Although army drummers were usually adult males, young boys were trained to take their place—some even starting as young as eight years old.
These boys were responsible for memorizing up to 40 beats to communicate to the troops. Some of the boys were carried on the shoulders of fellow soldiers, protected and endeared by their older companions. These young drummers were not intentionally put near dangerous areas of battles, but it wasn’t rare for them to receive injury as they marched with the troops to fight.
William Black is believed to be the youngest soldier wounded in the Civil War. When he was twelve years old, his left arm and hand were severely injured by an exploding shell as he marched.
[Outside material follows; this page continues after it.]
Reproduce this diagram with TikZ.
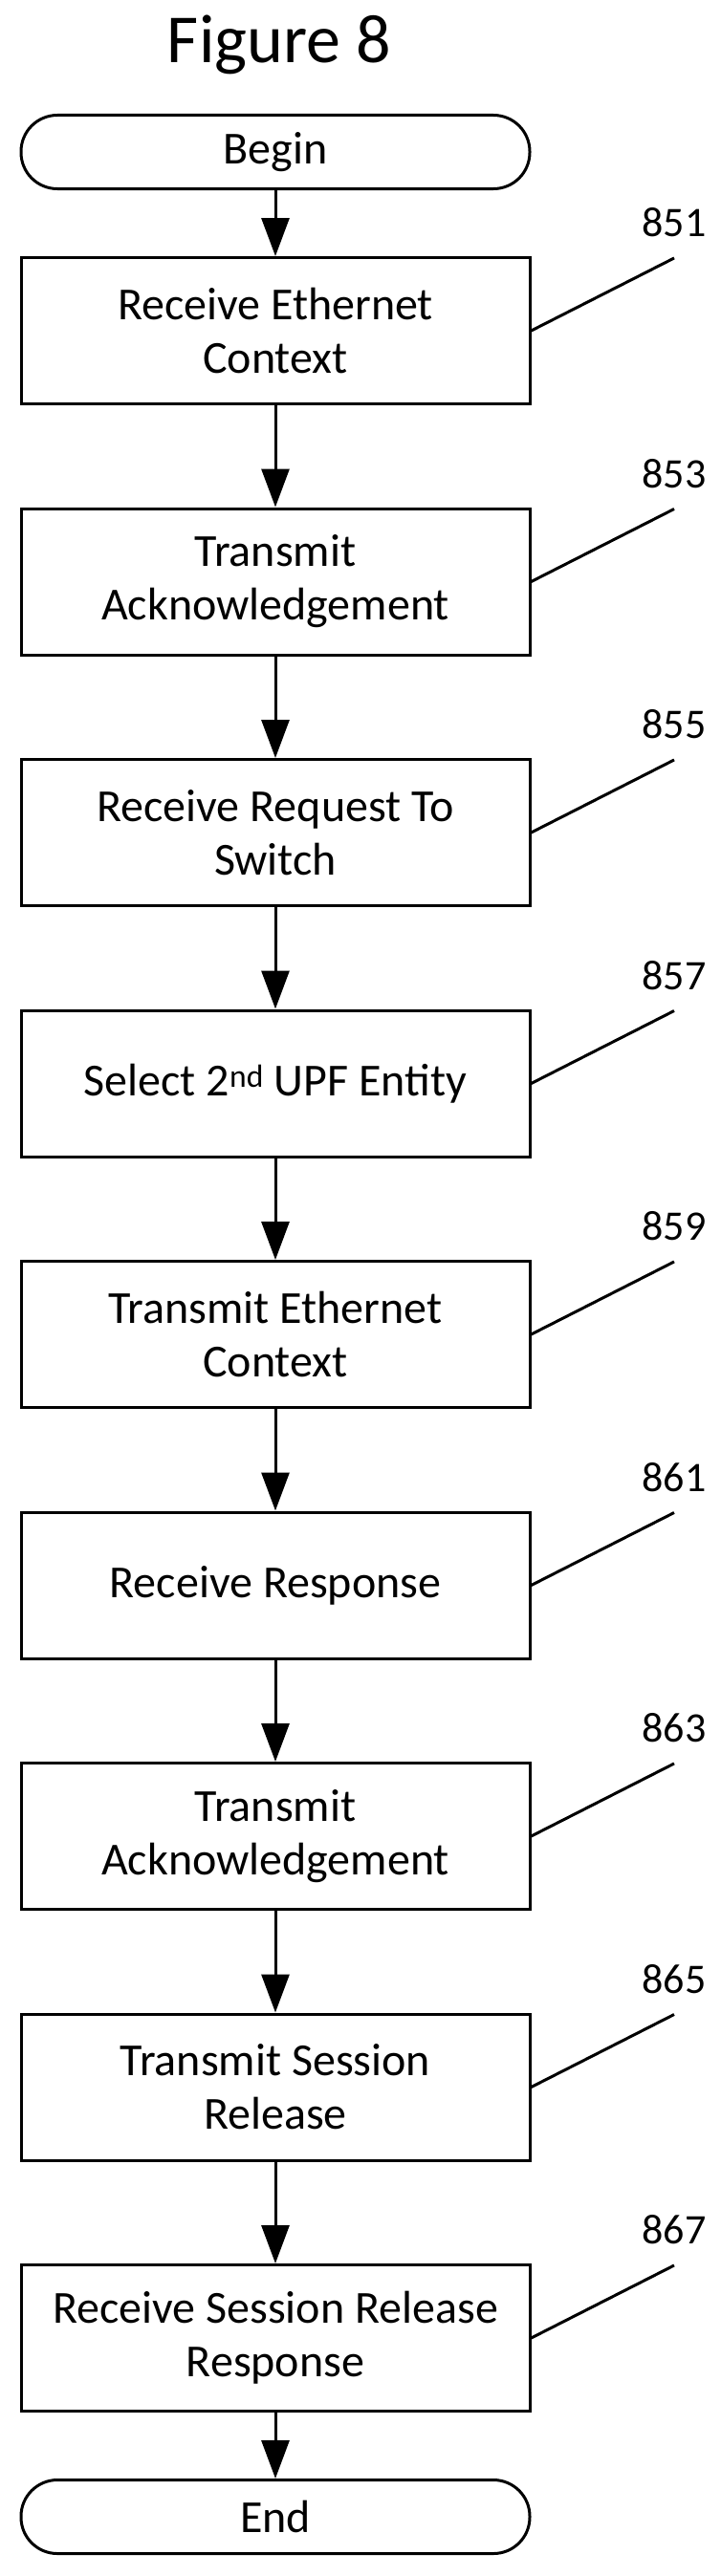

John Clem, “Johnny Shiloh,” was also a drummer boy in the Civil War for the Union. He was only ten years old when he ran away from home to join the ranks. He tried to join twice and was rejected both times because of his small size. On the last attempt he just tagged along and eventually became the mascot for the 22nd Michigan. In 1863, John was captured by the Confederacy and was not released until 1865. After the war, John went on to graduate from high school and excelled in higher military training.
Timothy Batchelder wanted a drum before he was even big enough to hold one, and his father still bought one for him. His father held the drum for him as he excelled in his practicing, and then Timothy was big enough to march off with the soldiers on his own in the War of 1812.
Edward Black was another young drummer of the Civil War and was part of the 21st Indiana. He joined at the age of eight and is considered to be the youngest soldier of the war.